Testing is a crucial part of smart contract development. We have two test files: mock-oracle.test.ts and lending-pool.test.ts.

mock-oracle.test.ts

This file contains tests for the mock-oracle.clar contract. It tests the following scenarios:

• The owner can initialize the oracle.
• Non-owners cannot initialize the oracle.
• The oracle cannot be re-initialized.
• The updater can update the price.
• Non-updaters cannot update the price.
• The price cannot be updated if the oracle is not initialized.

lending-pool.test.ts

This file contains tests for the lending-pool.clar contract. It tests the end-to-end user flows:

• Deposit, Borrow, Repay, Withdraw: This test simulates a user depositing STX, borrowing STX against sBTC collateral, repaying the loan, and then withdrawing their STX. It checks that all the balances and states are updated correctly.
• Deposit, Borrow, Liquidate: This test simulates a user depositing STX, borrowing STX against sBTC collateral, and then having their position liquidated when the sBTC price drops. It checks that the liquidator receives the bounty and the user's debt is cleared.

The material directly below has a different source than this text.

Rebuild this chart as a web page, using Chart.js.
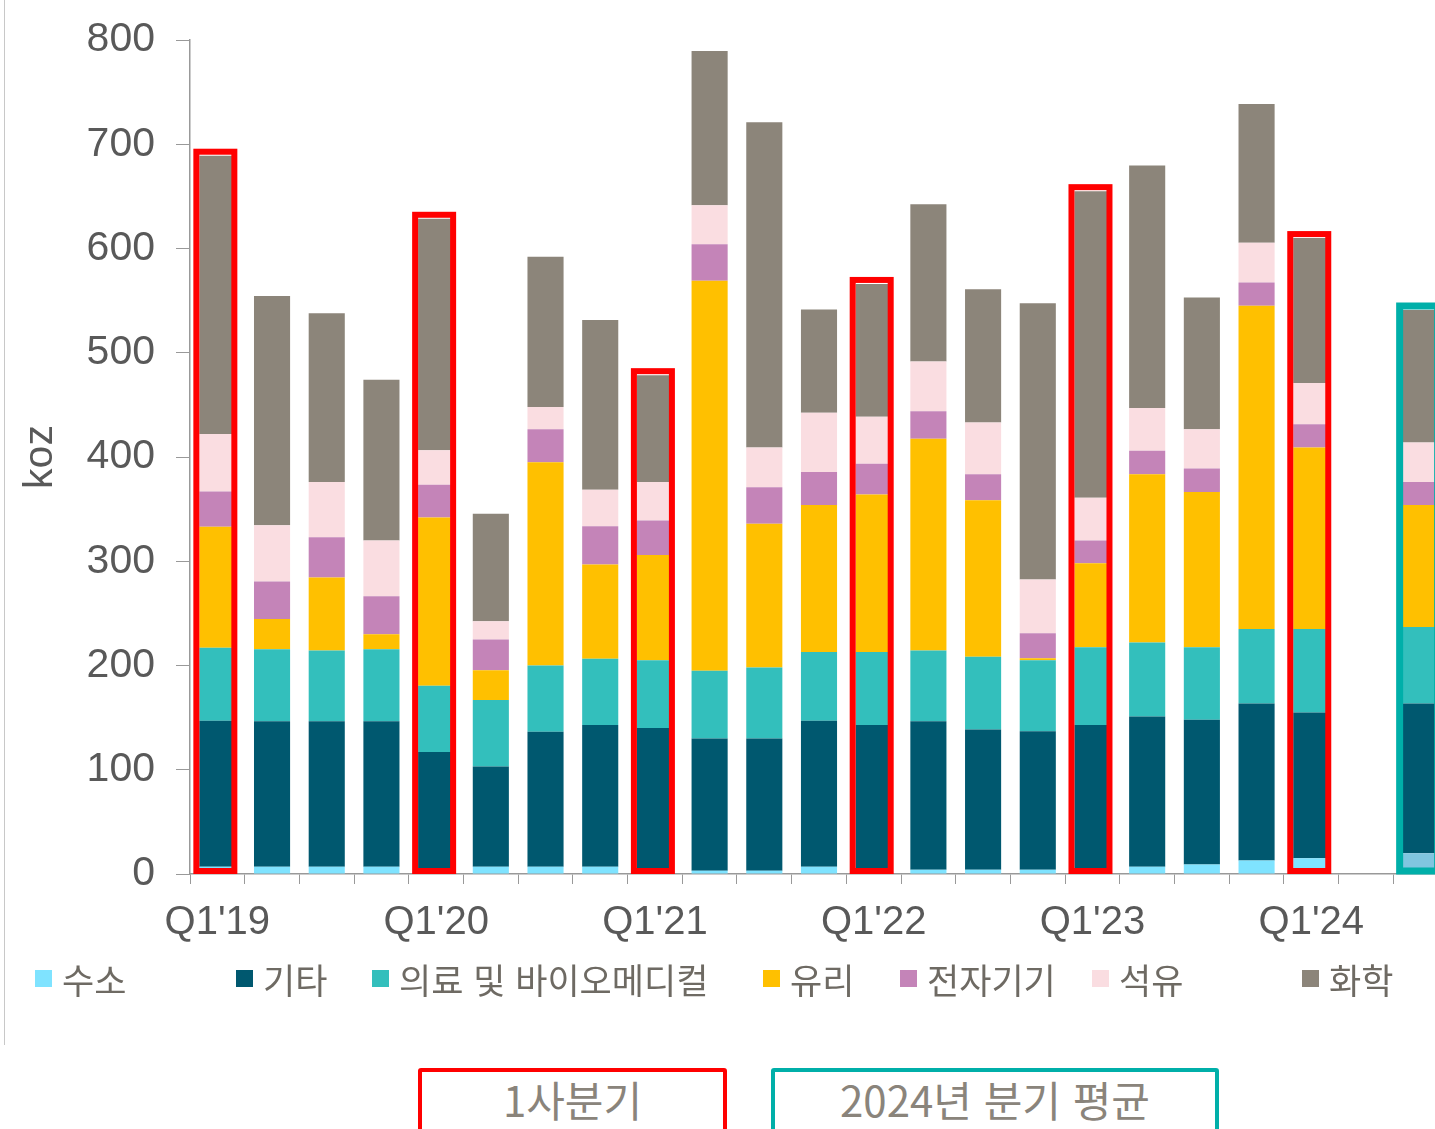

These tests use the simnet object provided by @stacks/clarity-native-bin to simulate the Stacks blockchain environment and interact with the smart contracts.

Conclusion

This document has provided a comprehensive overview of the sBTC-STX Lending Pool project. By following this guide, you should have a solid understanding of how to build a decentralized lending application on the Stacks blockchain. You can use this project as a foundation to build more complex and feature-rich DeFi applications.